Offline datasetとして、下図の11の異なるプラグとソケットのペアからなるデータを集めました。これらのデータはDDPGfDを利用した過去の論文にて学習をした際にreplay bufferに格納したデータをoffline dataとして利用しました。また同様に学習に利用したdemonstrationも本手法の学習に利用しました。

 

学習済みエンコーダーを用いた未知のタスクに対する適応

この実験では、学習されたエンコーダーがdemonstrationを利用して未知のタスクに対してどの程度適応することが出来るかを評価しました。この実験では、下図にある9つのテストタスクに関して評価し、各タスクごとに20のdemonstrationを集めました。この実験では、提案手法と通常のoffline RL (AWAC)を学習した際のパフォーマンスの比較を行い、その結果が下図のひょうに示されています。下図から全体的に提案手法が高い成功率を達成することが出来ていることが分かります。

FinetuningによるOut-of-Distribution Taskの適応

この実験では、test時のタスクが、学習に用いられたタスクとは大きく異なる場合にfinetuningを行うことによって素早くそのような未知のタスクに適応することが出来るかどうかを評価しました。比較対象としては、予めpre-trainingを行ったAWAC、DDPGfD、Behavior Cloningの3つになります。下のグラフは結果を表しており、3つのうち2つのタスクにおいて、提案手法がより素早く未知のタスクに適応することが出来ており、成功率100%を達成することが出来ています。また、3つ目のタスクに関しても、提案手法に対して5分のfinetuningを行うだけで成功率100%を達成することが出来ています。また、DDPGfDに関しては、成功率を100%を達成するために一からpolicyを学習するのにかかる時間とほぼ変わらない時間がかかっていることから、提案手法においてoffline RL手法を用いることの重要性が示されています。
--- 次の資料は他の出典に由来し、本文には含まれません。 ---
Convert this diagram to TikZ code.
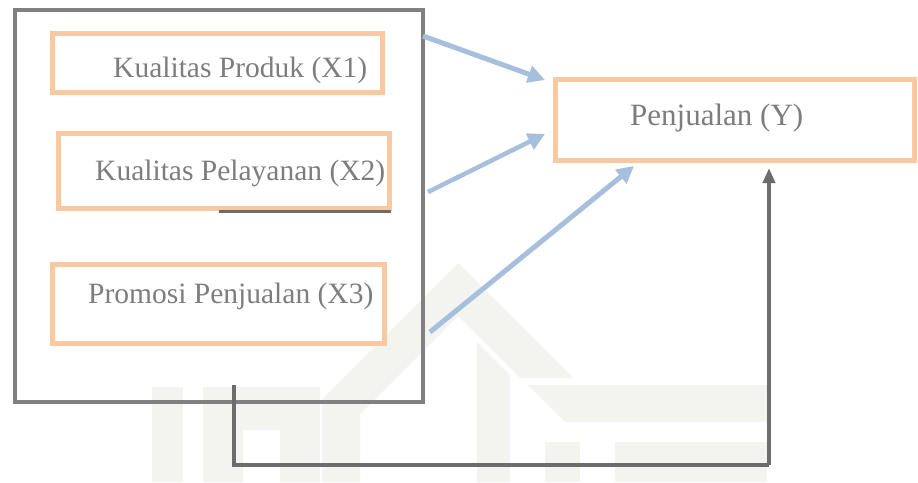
\documentclass[tikz,border=0pt]{standalone}
\usepackage{fontspec}
\setmainfont{Liberation Serif}
\usetikzlibrary{arrows.meta}
\definecolor{boxgray}{RGB}{128,128,128}
\definecolor{linegray}{RGB}{108,108,108}
\definecolor{orng}{RGB}{250,201,161}
\definecolor{blu}{RGB}{166,191,221}
\definecolor{txtgray}{RGB}{125,125,125}
\definecolor{wm}{RGB}{243,243,240}
\begin{document}
\begin{tikzpicture}[x=1pt,y=-1pt,
  varbox/.style={draw=orng,line width=5pt,inner sep=0pt,outer sep=0pt},
  groupbox/.style={draw=boxgray,line width=4.5pt,inner sep=0pt,outer sep=0pt},
  lbl/.style={text=txtgray,font=\fontsize{29.5}{32}\selectfont,anchor=base west,inner sep=0pt},
  inarrow/.style={draw=blu,line width=5pt,-{Triangle[length=17pt,width=17pt]}},
  fb/.style={draw=linegray,line width=4pt},
  wmark/.style={fill=wm}]
\useasboundingbox (0,0) rectangle (918,482);
\fill[white] (0,0) rectangle (918,482);
% watermark
\fill[wmark] (152,387) rectangle (183,482);
\fill[wmark] (203,387) -- (320,387) -- (320,482) -- (280,482) -- (280,430) -- (243,430) -- (243,482) -- (203,482) -- cycle;
\fill[wmark] (458,263) -- (573,378) -- (520,378) -- (458,316) -- (360,414) -- (360,482) -- (322,482) -- (322,399) -- cycle;
\fill[wmark] (477,342) -- (510,375) -- (510,482) -- (477,482) -- cycle;
\fill[wmark] (528,385) -- (767,385) -- (767,422) -- (565,422) -- cycle;
\fill[wmark] (545,442) rectangle (580,482);
\fill[wmark] (615,442) rectangle (767,482);
% boxes
\node[groupbox, minimum width=408pt, minimum height=392pt] (outer) at (219,206) {};
\node[varbox, minimum width=330pt, minimum height=59pt] (x1) at (217.5,63) {};
\node[varbox, minimum width=331pt, minimum height=75pt] (x2) at (224,171) {};
\node[varbox, minimum width=332pt, minimum height=79pt] (x3) at (218.5,304) {};
\node[varbox, minimum width=359pt, minimum height=81pt] (y) at (735,120) {};
\draw[draw=linegray,line width=3pt] (x2.south east) ++(1,3) coordinate (g2) -- (g2 -| 219,0);
% labels
\node[lbl] (tx1) at (113,77) {Kualitas Produk (X1)};
\node[lbl] (tx2) at (95,180) {Kualitas Pelayanan (X2)};
\node[lbl] (tx3) at (88,303) {Promosi Penjualan (X3)};
\node[lbl, font=\fontsize{31}{34}\selectfont] (ty) at (630,125) {Penjualan (Y)};
% arrows
\coordinate (s1) at (423,36);  \coordinate (t1) at (545,80);
\coordinate (s2) at (428,192); \coordinate (t2) at (545,134);
\coordinate (s3) at (430,332); \coordinate (t3) at (634,166);
\draw[inarrow] (s1) -- (t1);
\draw[inarrow, line width=4.5pt] (s2) -- (t2);
\draw[inarrow] (s3) -- (t3);
% feedback
\coordinate (f1) at (234,385);
\coordinate (f2) at (234,465);
\coordinate (f3) at (769,465);
\coordinate (f4) at (769,168);
\draw[fb, line join=miter] (f1) -- (f2) -- (f3);
\draw[fb, -{Triangle[length=15pt,width=12pt]}] (f3) -- (f4);
\end{tikzpicture}
\end{document}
より困難なOut-of-Distributionのタスクに関して

では、より複雑なタスクに関してはどうでしょうか。本論文では下図のような3つのタスクに関して実験をしました。下図の結果の通り、fine-tuningをせずともNetwork Cardでは100%の成功率を、それほかのタスクでは70~80%程度の成功率を達成し、これらのタスクも約25分間のfine-tuningにより、成功率100%を達成することが出来ました。また特に重要なのが、このfine-tuningの間も、motherboardにダメージがないということです。 

タスクの数と適応後の成功率の関係

最後にタスクのと適応後の未知のタスクの成功率との関係を調べました。この実験ではfine-tuningを行わず、demonstrationのみでの適応を行いました。下図のグラフがその結果になります。下図が示すように、タスクの数が6つの時に成功率がが最大に近づき、それより少ない場合は成功率が大きく下がることが示されています。よって、このことから多くのタスクの学習データを集めることがパフォーマンスに大きく影響することが分かりました。

  

まとめ

こちらの記事で紹介した論文では、一つのタスクについてのみ解くことに集中し、他のinsertion taskを解く際には一から学習をし直さなければなりませんが、本論文ではその問題点を解決した手法となり、特に実機で新しいタスクごとに長時間のonline trainingをしなくて済むという点からとても有用な手法だと思われます。本手法では、policyのobservationとして低次元のstateを用いたものとなりましたが、今後画像を入力として解くことが出来るかどうかが鍵となるのではないかと考えられます。